Der Indikator knackt erstmals seit zwei Jahren die 50-Punkte-Linie. Der Ausblick hebt so stark ab wie nie zuvor seit Beginn der Umfrage. Doch nun setzen Bremseffekte ein.
Von Wolfgang Ehrensberger (zum Artikel auf boerse-online.de)
Die deutsche Wirtschaft hat nach Einschätzung führender Ökonomen im Juni den Krisenmodus verlassen und schlägt einen dynamischen Wachstumskurs ein. Das ist das Ergebnis der Juni-Umfrage des Ökonomen-Barometers von €uro am Sonntag.
Das Barometer steigt demnach im Juni um 24 Prozent auf 52,2 Punkte und liegt damit erstmals seit August 2019 wieder über der 50-Punkte-Linie, die Wachstum signalisiert. Die Erwartungen für die kommenden zwölf Monate legen um 20 Prozent auf 64,8 Punkte zu (siehe Grafik unten). Zwar ist hier der Anstieg nicht mehr ganz so kräftig wie in den vergangenen Monaten, als das Prognoseplus stets größer war als das Plus der Bewertung der aktuellen Lage. Doch der Unterschied zwischen Stand (52,2) und Prognose (64,8) ist der größte seit Einführung des Ökonomen-Barometers im Jahr 2006 und zeigt die ausgesprochen positiv eingeschätzten Perspektiven für die wirtschaftliche Entwicklung.
„Nach einem ziemlichen wirtschaftlichen Fehlstart ins Jahr 2021 stehen die Chancen für ein konjunkturelles Happy End mittlerweile sehr gut“, äußerte sich Ludovic Subran, der Chefvolkswirt der Allianz-Gruppe, im Ökonomen-Barometer. So sollte der Dienstleistungssektor einhergehend mit den Corona- Lockerungen bereits im Mai zur Aufholjagd angesetzt haben. „In den kommenden Monaten ist – als Gegenbewegung zum Absturz in den Konjunkturkeller im vergangenen Jahr – mit einem positiven konjunkturellen Rekord nach dem nächsten zu rechnen.“ Ludovic rechnet mit einem „beispiellosen Konsumboom, angefeuert durch die aufgestaute Nachfrage in einem Kontext stark abnehmender wirtschaftlicher Unsicherheit“. Insgesamt erwartet der Allianz-Chefvolkswirt ein Wirtschaftswachstum von 3,4 Prozent für 2021 und 3,8 Prozent für kommendes Jahr.

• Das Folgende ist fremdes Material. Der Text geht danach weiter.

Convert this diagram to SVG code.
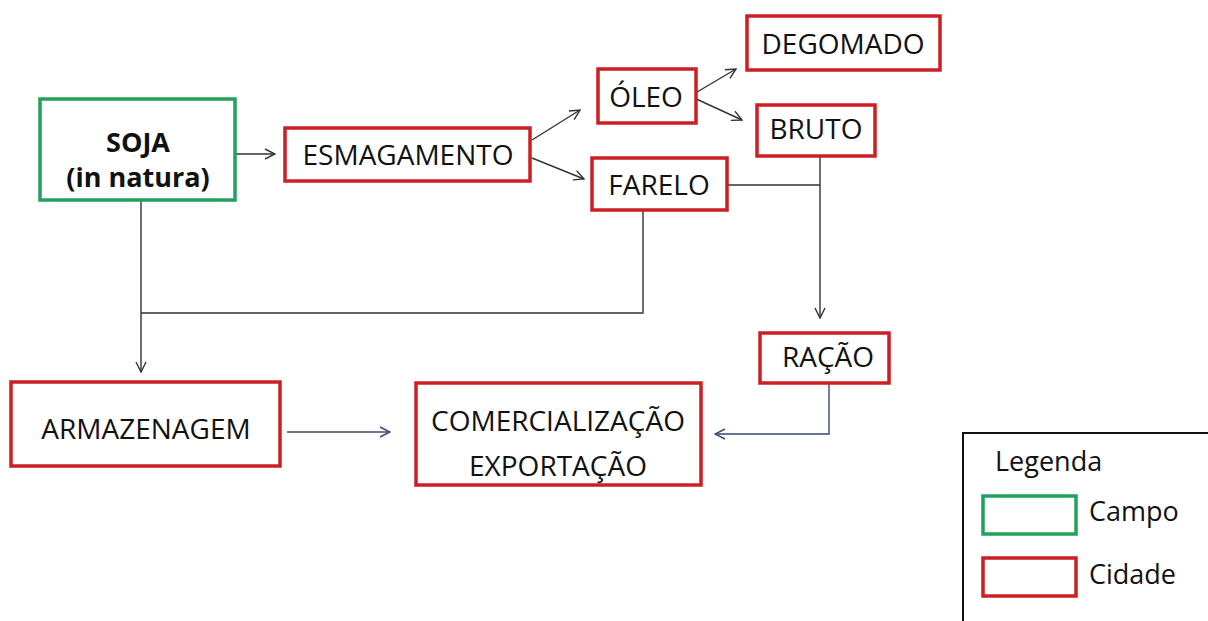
<svg xmlns="http://www.w3.org/2000/svg" width="1208" height="621" viewBox="0 0 1208 621">
<defs>
<style>
.red{fill:#fff;stroke:#cc1f24;stroke-width:3.5}
.green{fill:#fff;stroke:#23a05c;stroke-width:3.5}
.t{font-family:"Open Sans","Liberation Sans",sans-serif;font-size:28px;fill:#111;text-anchor:middle}
.b{font-weight:bold;font-size:27px}
.ln{fill:none;stroke:#333;stroke-width:1.4}
.lb{fill:none;stroke:#3a4a6e;stroke-width:1.4}
.lg{font-family:"Open Sans","Liberation Sans",sans-serif;font-size:27px;fill:#111}
</style>
<marker id="a" viewBox="0 0 12 12" refX="11" refY="6" markerWidth="12" markerHeight="12" markerUnits="userSpaceOnUse" orient="auto"><path d="M1,1 L11,6 L1,11" fill="none" stroke="#333" stroke-width="1.4"/></marker>
<marker id="ab" viewBox="0 0 12 12" refX="11" refY="6" markerWidth="12" markerHeight="12" markerUnits="userSpaceOnUse" orient="auto"><path d="M1,1 L11,6 L1,11" fill="none" stroke="#3a4a6e" stroke-width="1.4"/></marker>
</defs>
<rect width="1208" height="621" fill="#fff"/>
<g id="connectors">
<path class="ln" d="M235,154 L275,154" marker-end="url(#a)"/>
<path class="ln" d="M532,140 L580,110" marker-end="url(#a)"/>
<path class="ln" d="M532,158 L584,179" marker-end="url(#a)"/>
<path class="ln" d="M692,95 L736,69" marker-end="url(#a)"/>
<path class="ln" d="M692,97 L742,120" marker-end="url(#a)"/>
<path class="ln" d="M727,185 L820,185"/>
<path class="ln" d="M820,156 L820,318" marker-end="url(#a)"/>
<path class="ln" d="M643,210 L643,313 L141,313"/>
<path class="ln" d="M141,200 L141,372" marker-end="url(#a)"/>
<path class="lb" d="M287,432 L390,432" marker-end="url(#ab)"/>
<path class="lb" d="M829,383 L829,434 L715,434" marker-end="url(#ab)"/>
</g>
<g id="soja"><rect class="green" x="40" y="99" width="195" height="101"/><text class="t b" x="138" y="152">SOJA</text><text class="t b" x="138" y="187">(in natura)</text></g>
<g id="esmagamento"><rect class="red" x="285" y="128" width="245" height="53"/><text class="t" x="408" y="165">ESMAGAMENTO</text></g>
<g id="oleo"><rect class="red" x="598" y="69" width="98" height="54"/><text class="t" x="646" y="107">ÓLEO</text></g>
<g id="farelo"><rect class="red" x="592" y="158" width="135" height="52"/><text class="t" x="659" y="195">FARELO</text></g>
<g id="degomado"><rect class="red" x="747" y="16" width="193" height="54"/><text class="t" x="843" y="54">DEGOMADO</text></g>
<g id="bruto"><rect class="red" x="757" y="105" width="118" height="51"/><text class="t" x="816" y="139">BRUTO</text></g>
<g id="racao"><rect class="red" x="760" y="333" width="129" height="50"/><text class="t" x="828" y="367">RAÇÃO</text></g>
<g id="armazenagem"><rect class="red" x="11" y="382" width="269" height="84"/><text class="t" x="146" y="439">ARMAZENAGEM</text></g>
<g id="comercializacao"><rect class="red" x="416" y="383" width="285" height="102"/><text class="t" x="558" y="431">COMERCIALIZAÇÃO</text><text class="t" x="558" y="476">EXPORTAÇÃO</text></g>
<g id="legenda">
<rect x="963" y="433" width="250" height="200" fill="#fff" stroke="#111" stroke-width="2"/>
<text class="lg" x="995" y="471">Legenda</text>
<rect class="green" x="983" y="496" width="93" height="38"/>
<text class="lg" x="1089" y="521">Campo</text>
<rect class="red" x="983" y="558" width="93" height="38"/>
<text class="lg" x="1089" y="584">Cidade</text>
</g>
</svg>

Knappe Chips und Kurzarbeit
Dabei dürfte es allerdings auch eine ganze Reihe negativer Begleiterscheinungen geben. Beispielsweise Arbeitskräftemangel in jenen Sektoren, die im Corona-bedingten Winterschlaf gesteckt haben, wie Gastronomie oder Bau.
Auf einen weiteren negativen Effekt verweist das Ifo-Institut: Engpässe bei Microchips. Unternehmen wie Daimler und VW haben deshalb diese Woche Kurzarbeit für Tausende Mitarbeiter angemeldet. Ifo senkte wegen der Engpässe sogar die Wachstumsprognosen für die deutsche Wirtschaft: Für 2021 erwarten die Forscher nur noch 3,3 statt 3,7 Prozent Wachstum. Im nächsten Jahr könnte das Plus dann bei 4,2 Prozent liegen. Das Bundeswirtschaftsministerium geht mit seiner 2021er-Prognose dagegen weiterhin von vier Prozent aus.
„Die an sich kräftige Erholung, ausgelöst durch die Öffnungen, verschiebt sich etwas weiter nach hinten, als wir noch im Frühjahr erwartet hatten“, sagte Ifo-Konjunkturchef Timo Wollmershäuser. Die Kosten der Corona-Krise für die Jahre 2020 bis 2022 liegen den Ökonomen zufolge bei 382 Milliarden Euro. Dabei wird angenommen, dass die Wirtschaft in dieser Zeit ohne Pandemie im Schnitt mit 1,2 Prozent gewachsen wäre.
Die Zahl der Arbeitslosen dürfte laut Ifo von 2,7 Millionen im vergangenen Jahr auf 2,4 Millionen im kommenden Jahr fallen. Bei der Inflation erwarten die Experte eine vorübergehende Beschleunigung: In diesem Jahr sollen die Verbraucherpreise im Schnitt um 2,6 Prozent steigen.